Durante décadas, a ideia de que perder peso dependia somente de força de vontade dominou o debate público. Comer menos e se exercitar mais sempre foram as recomendações padrão. No entanto, descobertas recentes em neurociência e metabolismo estão desconstruindo essa narrativa simplista.
Segundo artigo no The Conversation, o cérebro humano possui mecanismos profundamente enraizados para manter o corpo no peso mais elevado que ele já atingiu. Isso ocorre porque, evolutivamente, nossos antepassados associavam perda de peso à ameaça de morte por inanição. Em resposta, o organismo desenvolveu sistemas biológicos para preservar ao máximo suas reservas de energia.
Quando o emagrecimento vira ameaça
Valdemar Brimnes Ingemann Johansen, PhD Fellow na Faculdade de Ciências da Saúde e Médicas da Universidade de Copenhague, e Christoffer Clemmensen, professor associado e líder de grupo no Centro de Pesquisa Metabólica Básica da Fundação Novo Nordisk, também na Universidade de Copenhaguer, autores do texto, explicam que, ao tentar emagrecer, o corpo reage como se estivesse sob risco.
Os hormônios da fome aumentam, os desejos por alimentos se intensificam e o metabolismo desacelera. Trata-se de uma estratégia de sobrevivência: em um passado de escassez, essas respostas foram cruciais para a manutenção da vida.
O problema é que, no mundo atual, onde alimentos ultraprocessados são baratos e o estilo de vida é cada vez mais sedentário, esse “modo de proteção” se transforma em um obstáculo ao emagrecimento. A tendência do corpo é retornar ao peso anterior, como se ele fosse o novo “ponto de equilíbrio” a ser defendido a qualquer custo.
A memória do peso corporal
O cérebro humano guarda uma espécie de “memória metabólica” do peso mais alto já registrado.
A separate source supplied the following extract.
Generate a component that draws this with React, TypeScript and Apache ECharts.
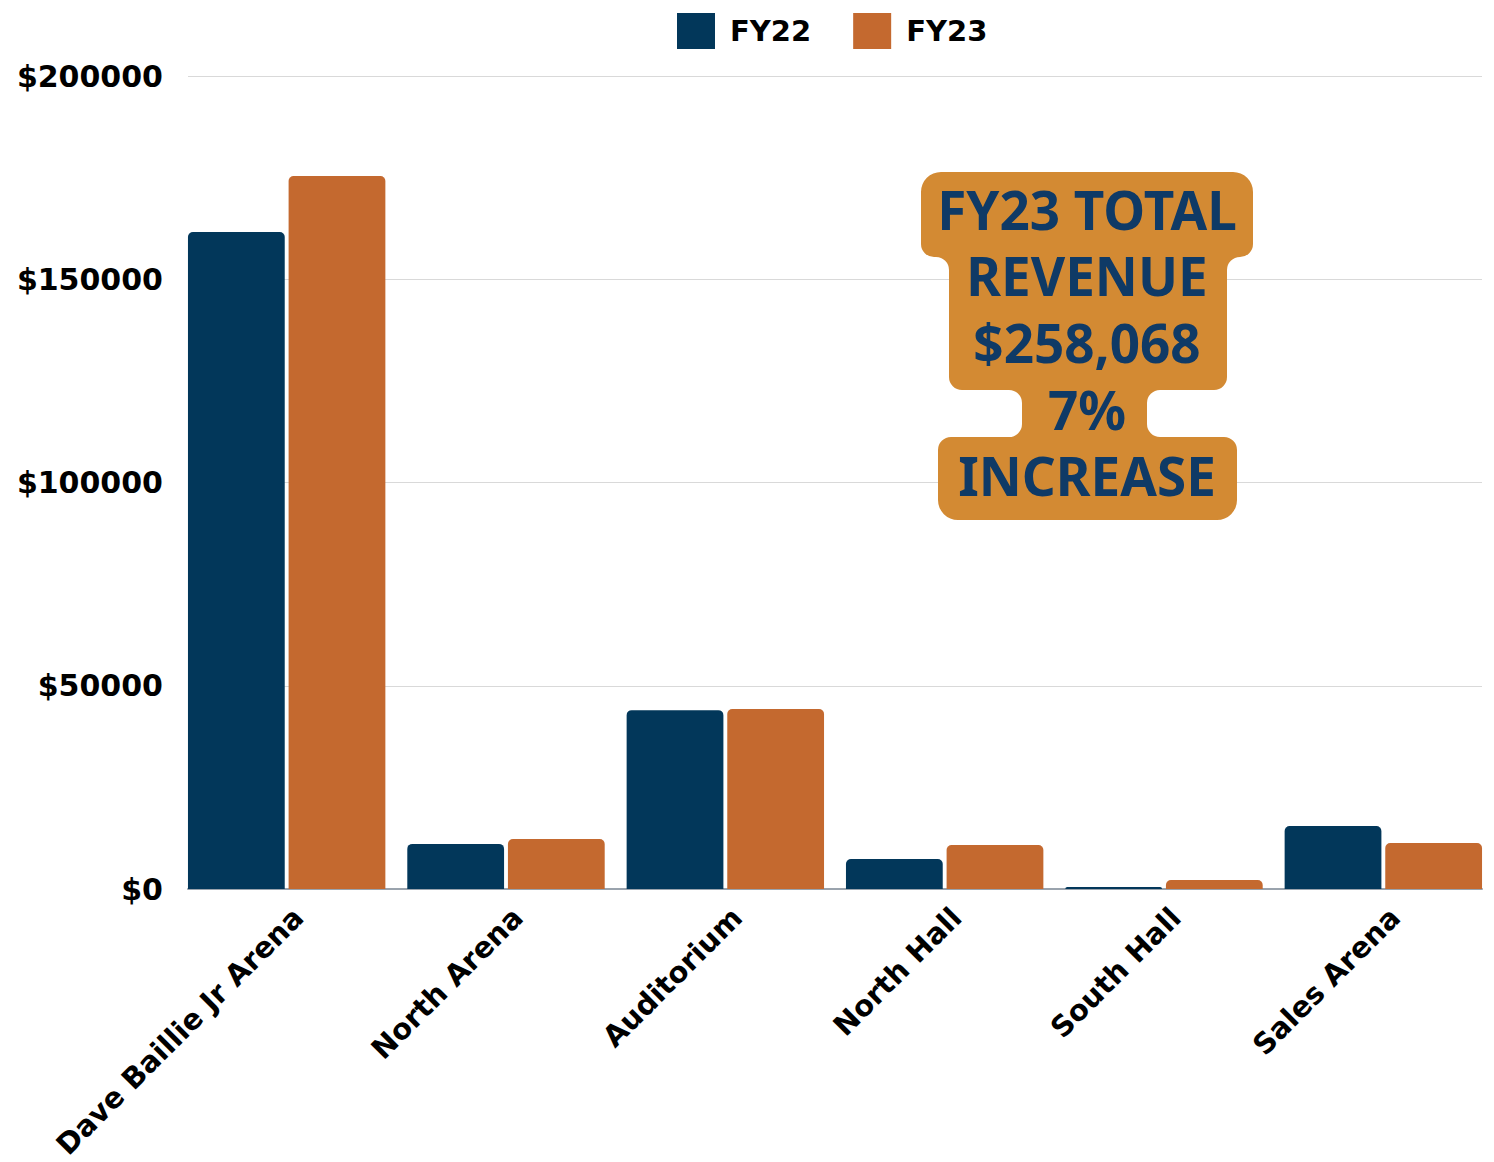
import React, { useEffect, useRef } from "react";
import * as echarts from "echarts";

const categories = ["Dave Baillie Jr Arena", "North Arena", "Auditorium", "North Hall", "South Hall", "Sales Arena"];
const fy22 = [161600, 11100, 44000, 7400, 500, 15500];
const fy23 = [175400, 12300, 44300, 10800, 2200, 11300];
const seriesNames = ["FY22", "FY23"];
const annotationLines = ["FY23 TOTAL", "REVENUE", "$258,068", "7%", "INCREASE"];

const NAVY = "#02375A";
const ORANGE = "#C4692F";
const BADGE = "#D38A33";
const BADGE_TEXT = "#0F3A66";
const FONT = "DejaVu Sans";

function badgePath(): string {
  const R = 20, s = 13;
  const p: string[] = [];
  p.push(`M ${921 + R} 172`);
  p.push(`H ${1253 - R} A ${R} ${R} 0 0 1 1253 ${172 + R}`);
  p.push(`V ${257 - s} A ${s} ${s} 0 0 1 ${1253 - s} 257`);
  p.push(`H ${1227 + s} A ${s} ${s} 0 0 0 1227 ${257 + s}`);
  p.push(`V ${390 - s} A ${s} ${s} 0 0 1 ${1227 - s} 390`);
  p.push(`H ${1147 + s} A ${s} ${s} 0 0 0 1147 ${390 + s}`);
  p.push(`V ${437 - s} A ${s} ${s} 0 0 0 ${1147 + s} 437`);
  p.push(`H ${1237 - s} A ${s} ${s} 0 0 1 1237 ${437 + s}`);
  p.push(`V ${520 - R} A ${R} ${R} 0 0 1 ${1237 - R} 520`);
  p.push(`H ${938 + R} A ${R} ${R} 0 0 1 938 ${520 - R}`);
  p.push(`V ${437 + s} A ${s} ${s} 0 0 1 ${938 + s} 437`);
  p.push(`H ${1022 - s} A ${s} ${s} 0 0 0 1022 ${437 - s}`);
  p.push(`V ${390 + s} A ${s} ${s} 0 0 0 ${1022 - s} 390`);
  p.push(`H ${949 + s} A ${s} ${s} 0 0 1 949 ${390 - s}`);
  p.push(`V ${257 + s} A ${s} ${s} 0 0 0 ${949 - s} 257`);
  p.push(`H ${921 + s} A ${s} ${s} 0 0 1 921 ${257 - s}`);
  p.push(`V ${172 + R} A ${R} ${R} 0 0 1 ${921 + R} 172 Z`);
  return p.join(" ");
}

let registered = false;

export default function App() {
  const ref = useRef<HTMLDivElement>(null);
  useEffect(() => {
    document.body.style.margin = "0";
    if (!registered) {
      echarts.graphic.registerShape("badge", echarts.graphic.extendPath(badgePath(), {}) as any);
      registered = true;
    }
    const chart = echarts.init(ref.current!, undefined, { renderer: "svg" });
    const lineY = [209, 275, 342, 409, 475];
    chart.setOption({
      animation: false,
      backgroundColor: "#ffffff",
      legend: {
        data: seriesNames,
        left: 672,
        top: 8,
        icon: "rect",
        itemWidth: 38,
        itemHeight: 36,
        itemGap: 42,
        textStyle: { fontFamily: FONT, fontWeight: "bold", fontSize: 29, color: "#000", padding: [0, 0, 0, 10] },
      },
      grid: [
        { left: 188, right: 12, top: 76, bottom: 273, outerBoundsMode: "none", containLabel: false },
        { left: 177, right: 1, top: 76, bottom: 273, outerBoundsMode: "none", containLabel: false },
      ],
      xAxis: [
        {
          type: "category",
          gridIndex: 0,
          data: categories,
          axisLine: { show: true, lineStyle: { color: "#9AA3AD", width: 2 } },
          axisTick: { show: false },
          axisLabel: { show: false },
        },
        {
          type: "category",
          gridIndex: 1,
          data: categories,
          axisLine: { show: false },
          axisTick: { show: false },
          axisLabel: {
            rotate: 45,
            interval: 0,
            margin: 12,
            verticalAlign: "top",
            padding: [2, 0, 0, 0],
            fontFamily: FONT,
            fontWeight: "bold",
            fontSize: 29,
            color: "#000",
          },
        },
      ],
      yAxis: [
        {
          type: "value",
          gridIndex: 0,
          min: 0,
          max: 200000,
          interval: 50000,
          axisLine: { show: false },
          axisTick: { show: false },
          splitLine: { lineStyle: { color: "#D9D9D9", width: 1 } },
          axisLabel: {
            margin: 25,
            fontFamily: FONT,
            fontWeight: "bold",
            fontSize: 30,
            color: "#000",
            formatter: (v: number) => "$" + v,
          },
        },
        {
          type: "value",
          gridIndex: 1,
          min: 0,
          max: 200000,
          interval: 50000,
          show: false,
          splitLine: { show: false },
        },
      ],
      series: [
        {
          name: seriesNames[0],
          type: "bar",
          xAxisIndex: 1,
          yAxisIndex: 1,
          data: fy22,
          barCategoryGap: "10%",
          barGap: "4%",
          itemStyle: { color: NAVY, borderRadius: [5, 5, 0, 0] },
        },
        {
          name: seriesNames[1],
          type: "bar",
          xAxisIndex: 1,
          yAxisIndex: 1,
          data: fy23,
          barCategoryGap: "10%",
          barGap: "4%",
          itemStyle: { color: ORANGE, borderRadius: [5, 5, 0, 0] },
        },
      ],
      graphic: [
        { type: "badge", x: 0, y: 0, z: 100, style: { fill: BADGE } } as any,
        ...annotationLines.map((t, i) => ({
          type: "text",
          z: 101,
          x: 1087,
          y: lineY[i],
          style: {
            text: t,
            fill: BADGE_TEXT,
            font: `bold 53px "Noto Sans"`,
            textAlign: "center",
            textVerticalAlign: "middle",
          },
        })),
      ],
    });
    return () => chart.dispose();
  }, []);
  return <div ref={ref} style={{ width: 1494, height: 1162 }} />;
}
Essa programação biológica é uma das principais causas do conhecido efeito sanfona, quando o peso perdido retorna pouco tempo após o fim da dieta.
Não se trata de falta de disciplina. É a biologia cumprindo sua função evolutiva: proteger o corpo contra o emagrecimento, que ainda é interpretado como uma ameaça à sobrevivência, mesmo em contextos de abundância alimentar.
Diante desse cenário, medicamentos como Wegovy e Mounjaro surgem como alternativas. Eles atuam imitando hormônios intestinais que suprimem o apetite. Embora tragam resultados para alguns pacientes, não são soluções universais. Há casos de efeitos colaterais fortes, ausência de resposta e, principalmente, reganho de peso quando o tratamento é interrompido.
A boa notícia é que a ciência avança. Pesquisas em andamento indicam que pode ser possível, no futuro, atenuar os sinais biológicos que induzem o corpo a recuperar o peso perdido, mesmo após o fim do uso de medicamentos.
Saúde além da balança
Outro ponto importante destacado pelos autores é a dissociação entre saúde e peso corporal. Dormir bem, praticar atividades físicas regulares (mesmo que leves) e manter uma alimentação equilibrada são hábitos que melhoram a saúde cardiovascular e metabólica, mesmo quando o peso não muda significativamente.
Ou seja, bem-estar não depende exclusivamente do número na balança. É possível ser metabolicamente saudável mesmo sem alcançar o “peso ideal” imposto por padrões culturais.
A obesidade não é uma questão exclusivamente individual. É também um fenômeno social. Políticas públicas podem ajudar a reverter esse quadro. Exemplos incluem: refeições escolares mais saudáveis, redução da publicidade de junk food para crianças, ambientes urbanos mais amigáveis à locomoção ativa e padronização de porções em restaurantes.
Além disso, estudos apontam que a fase da primeira infância, da gestação até os sete anos de idade, é crucial para o desenvolvimento dos mecanismos cerebrais que regulam o apetite e o armazenamento de gordura.
A luta contra a obesidade é travada em múltiplas frentes. A genética e o cérebro são partes fundamentais desse quebra-cabeça, mas não os únicos. Mudanças no ambiente, no comportamento e na política pública também são essenciais.
A mensagem principal do artigo é clara: se você tem dificuldade para perder peso, a culpa não é sua. Seu corpo está, literalmente, programado para resistir a isso. A boa notícia é que a ciência está ajudando a reescrever essas regras.